Let $F$ be an extension field of $K$ and $u\in F$. How do we know that adjoining an element of F to K, makes $K(u)$ a field?
I know that $Q(\sqrt2)=\{a+b\sqrt2|a,b\in Q\}$ is a field, but in the general case are we guaranteed that $K(u)$ is a field?
How can this be proved
Thanks :D
Update: Following @GitGud
Let $S= \{\cap B_i|\forall i , K\cup\{u\}\subseteq B_i\}$ be the intersection of all subfields of F that contain $K∪\{u\}$.
Proof:
Since $0,1\in B_i \ \ \forall i\rightarrow 0,1\in S$
If $a \in S\rightarrow a\in B_i \ \ \forall i\rightarrow a^{-1},-a\in B_i \ \ \forall i \rightarrow a^{-1},-a\in S$
If $a,b \in S$then $a*b^{-1}\in B_i \ \ \forall i$ and $a-b\in B_i \forall i \rightarrow$ S is closed under sums, and multiplication. Thus $S$ is a subfield of $F$ and $S=K(u)$
Unfortunately I do not have enough reputation to comment, but I would say that $K(u)$ is typically defined as the smallest field containing $K \cup \{u\}$, so taking the intersection of all subfields of $F$ with this property is really the definition of "smallest" field with that property. Then all you have to do is show the intersection of subfields is a subfield, which is straightforward.

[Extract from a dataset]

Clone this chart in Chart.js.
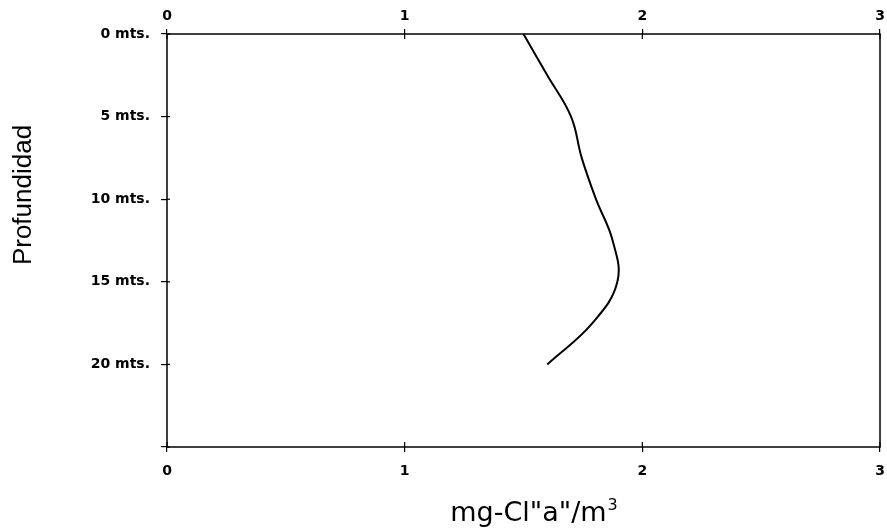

As for your question as to "What if there isn't a bigger field?" well, it depends on your context. For one, you can always consider the algebraic closure of a field to be a "bigger" field if yours isn't algebraically closed, which exists for any field by Zorn's lemma. If your field is algebraically closed, like $\mathbb{C}$, then $\mathbb{C}(u)$ can be thought of as a field extension where $u$ is some symbol defined to be transcendental over $\mathbb{C}$. Then this would be all rational functions in $u$ over $\mathbb{C}$. I would suggest reading about function fields if this interests you.